Here is an example of the scheme.

Example

Nick’s Nougat Niceties Plc runs a confectionery business. It has spent a lot on up-market nougat-making equipment. The business has made losses for a number of years which it has not been able to utilise so Nick’s Nougat Niceties Plc has not claimed capital allowances. Its pool of qualifying expenditure is £1.5 million and the market value of its assets is £200,000. Sue’s Super Sweets Ltd is interested in buying the confectionery business as it thinks it will be able to run it at a profit, but it is only making modest profits and so could not use all the capital allowances it would be entitled to.

Nick’s Nougat Niceties Plc runs several unsuccessful businesses and Sue’s Super Sweets is only interested in buying the confectionery business. Therefore Nick’s Nougat Niceties Plc sets up a subsidiary company called Nick’s Nougat Ltd and transfers the confectionery business to it under the provisions of Chapter 1 of Part 22 CTA 2010 (formerly ICTA88/S343).
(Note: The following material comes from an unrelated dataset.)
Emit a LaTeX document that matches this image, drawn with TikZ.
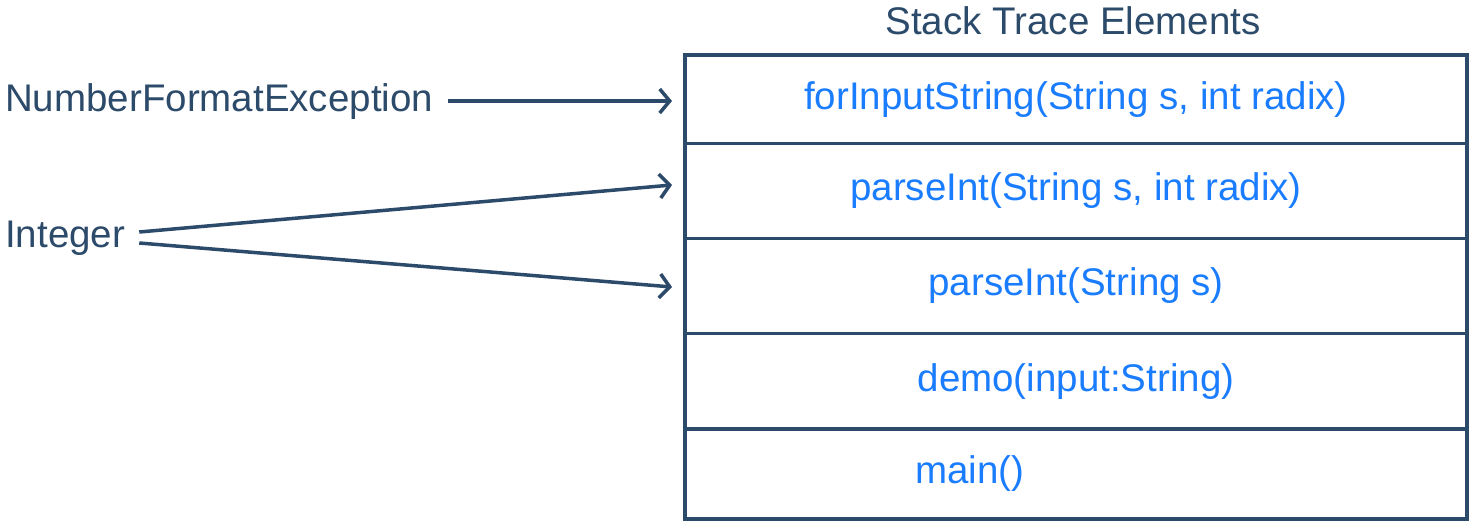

After the transfer, Nick’s Nougat Ltd, has a pool of qualifying expenditure £1.5 million and assets whose market value is £200,000. Nick’s Nougat Niceties Plc sells Nick’s Nougat Ltd to a consortium of profit-making companies. After 6 months, Nick’s Nougat Ltd sells its trade to Sue’s Super Sweets Ltd for £250,000 - reflecting £200,000 for the plant or machinery plus £50,000 for other assets. As Nick’s Nougat Ltd has ceased trading it gets a balancing allowance of £1.3 million (pool value £1.5 million less disposal value of the machinery, £200,000). The losses generated (or supplemented) by the balancing allowance are surrendered to the (profitable) members of the consortium as group relief.

Counteraction

The legislation in Chapter 2 of Part 22 CTA2010 (formerly ICTA\S343ZA) stops schemes like this. It also stops the creation of a balancing allowance by the transfer of a part trade. The legislation applies to cessations of trades or part trades on or after 12 March 2008.

Here are details of the legislation.

Chapter 2 of Part 22 applies where

* a company ceases to carry on a trade or part trade and another company starts to carry it on, perhaps as part of its trade, 
* the company that has ceased to carry on the trade would have been entitled to a PMA balancing allowance when it ceased to carry on the trade, and
* the cessation of the trade was part of a scheme or arrangement whose main purpose, or one of whose main purposes, was to make the company entitled to a balancing allowance.
  
The legislation does not apply if Chapter 1 part 22 of CTA 2010 (formerly ICTA/S343) [CA15400](https://www.gov.uk/hmrc-internal-manuals/capital-allowances-manual/ca15400) applies.

Where the above conditions are satisfied 

  CTA 2010 ss948, 49,   
  

  Sch 1 para359,   
  

  Sch 2 para100   
  

  (formerly ICTA88/S343 (2))   
  

applies so that the transfer is ignored for capital allowance purposes. The successor company gets the same allowances and suffers the same charges as the predecessor would have got if it had continued to carry on the trade.

### Example

In the example above the conditions for applying the legislation are satisfied:

    * Nick’s Nougat Ltd has ceased to carry on the confectionery business and Sue’s Super Sweets Ltd has begun to carry it on.
    * Nick’s Nougat Ltd would have been entitled to a balancing allowance.
    * the cessation of Nick’s Nougat Ltd’s trade was part of a scheme one of whose main purposes was to make it entitled to a balancing allowance.
  
    When the legislation is applied, Nick’s Nougat Ltd does not get a balancing allowance and Sue’s Super Sweets Ltd inherits its pool of £1.5 million (or so much of the pool as remains after any normal claim to WDAs by Nick’s Nougat Ltd).
    
    If the trade or part trade that is transferred is treated as part of the buyer’s trade, it is treated as a separate trade for CTA 2010/ss 948 and 949 (formerly s.343 (2)) purposes.
    
    CTA 2010/S950 (formerly S343A) (company reconstructions involving leasing business) does not apply where CTA 2010 Part 22 Chapter 2 (formerly s.343ZA applies).